──────── Dataset extract ────────
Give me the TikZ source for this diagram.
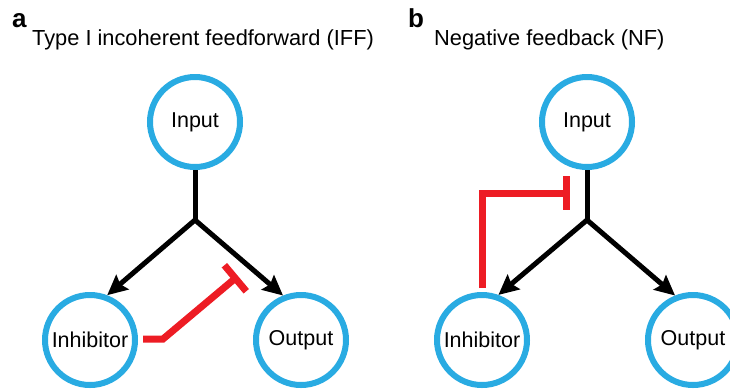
\documentclass[tikz,border=0pt]{standalone}
\usepackage{fontspec}
\setmainfont{Liberation Sans}
\usetikzlibrary{arrows.meta,calc}
\definecolor{cyanc}{HTML}{29ABE2}
\definecolor{redc}{HTML}{ED1C24}
\begin{document}
\begin{tikzpicture}[x=1pt,y=-1pt,
 circ/.style={circle, draw=cyanc, line width=6pt, minimum size=90pt, inner sep=0pt, font=\fontsize{21.5}{24}\selectfont},
 blk/.style={line width=5pt, line join=miter},
 act/.style={blk, {Stealth[length=20pt,width=19pt,inset=3pt]}-{Stealth[length=20pt,width=19pt,inset=3pt]}},
 inh/.style={draw=redc, line width=7pt, -{Bar[width=34pt]}},
 lab/.style={anchor=base west, inner sep=0pt, font=\fontsize{26}{30}\selectfont\bfseries},
 ttl/.style={anchor=base west, inner sep=0pt, font=\fontsize{21.8}{26}\selectfont}]
\clip (0,0) rectangle (730,389);
% panel a
\node[lab] (la) at (12,27) {a};
\node[ttl] (ta) at (32,45) {Type I incoherent feedforward (IFF)};
\node[circ] (inA) at (195,122) {Input};
\node[circ] (inhA) at (90,340) {Inhibitor};
\node[circ] (outA) at (301,340) {Output};
\coordinate (jA) at (195,220);
\coordinate (teeA) at (238,276);
\draw[blk] (inA) -- (jA);
\draw[act] (inhA.69) -- (jA) -- (outA.112);
\draw[inh] ($(inhA.east)+(5,-1)$) -- ++(20,0) -- (teeA);
% panel b
\node[lab] (lb) at (408,27) {b};
\node[ttl] (tb) at (434,45) {Negative feedback (NF)};
\node[circ] (inB) at (587,122) {Input};
\node[circ] (inhB) at (482,340) {Inhibitor};
\node[circ] (outB) at (693,340) {Output};
\coordinate (jB) at (587,220);
\coordinate (teeB) at (570,193);
\draw[blk] (inB) -- (jB);
\draw[act] (inhB.70) -- (jB) -- (outB.112);
\draw[inh] ($(inhB.north)+(0,-4)$) |- (teeB);
\end{tikzpicture}
\end{document}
────────
Transcribe the listing above verbatim. Omit the pictures.

**Full answer**
Give me the TikZ source for this diagram.
\documentclass[tikz,border=0pt]{standalone}
\usepackage{fontspec}
\setmainfont{Liberation Sans}
\usetikzlibrary{arrows.meta,calc}
\definecolor{cyanc}{HTML}{29ABE2}
\definecolor{redc}{HTML}{ED1C24}
\begin{document}
\begin{tikzpicture}[x=1pt,y=-1pt,
 circ/.style={circle, draw=cyanc, line width=6pt, minimum size=90pt, inner sep=0pt, font=\fontsize{21.5}{24}\selectfont},
 blk/.style={line width=5pt, line join=miter},
 act/.style={blk, {Stealth[length=20pt,width=19pt,inset=3pt]}-{Stealth[length=20pt,width=19pt,inset=3pt]}},
 inh/.style={draw=redc, line width=7pt, -{Bar[width=34pt]}},
 lab/.style={anchor=base west, inner sep=0pt, font=\fontsize{26}{30}\selectfont\bfseries},
 ttl/.style={anchor=base west, inner sep=0pt, font=\fontsize{21.8}{26}\selectfont}]
\clip (0,0) rectangle (730,389);
% panel a
\node[lab] (la) at (12,27) {a};
\node[ttl] (ta) at (32,45) {Type I incoherent feedforward (IFF)};
\node[circ] (inA) at (195,122) {Input};
\node[circ] (inhA) at (90,340) {Inhibitor};
\node[circ] (outA) at (301,340) {Output};
\coordinate (jA) at (195,220);
\coordinate (teeA) at (238,276);
\draw[blk] (inA) -- (jA);
\draw[act] (inhA.69) -- (jA) -- (outA.112);
\draw[inh] ($(inhA.east)+(5,-1)$) -- ++(20,0) -- (teeA);
% panel b
\node[lab] (lb) at (408,27) {b};
\node[ttl] (tb) at (434,45) {Negative feedback (NF)};
\node[circ] (inB) at (587,122) {Input};
\node[circ] (inhB) at (482,340) {Inhibitor};
\node[circ] (outB) at (693,340) {Output};
\coordinate (jB) at (587,220);
\coordinate (teeB) at (570,193);
\draw[blk] (inB) -- (jB);
\draw[act] (inhB.70) -- (jB) -- (outB.112);
\draw[inh] ($(inhB.north)+(0,-4)$) |- (teeB);
\end{tikzpicture}
\end{document}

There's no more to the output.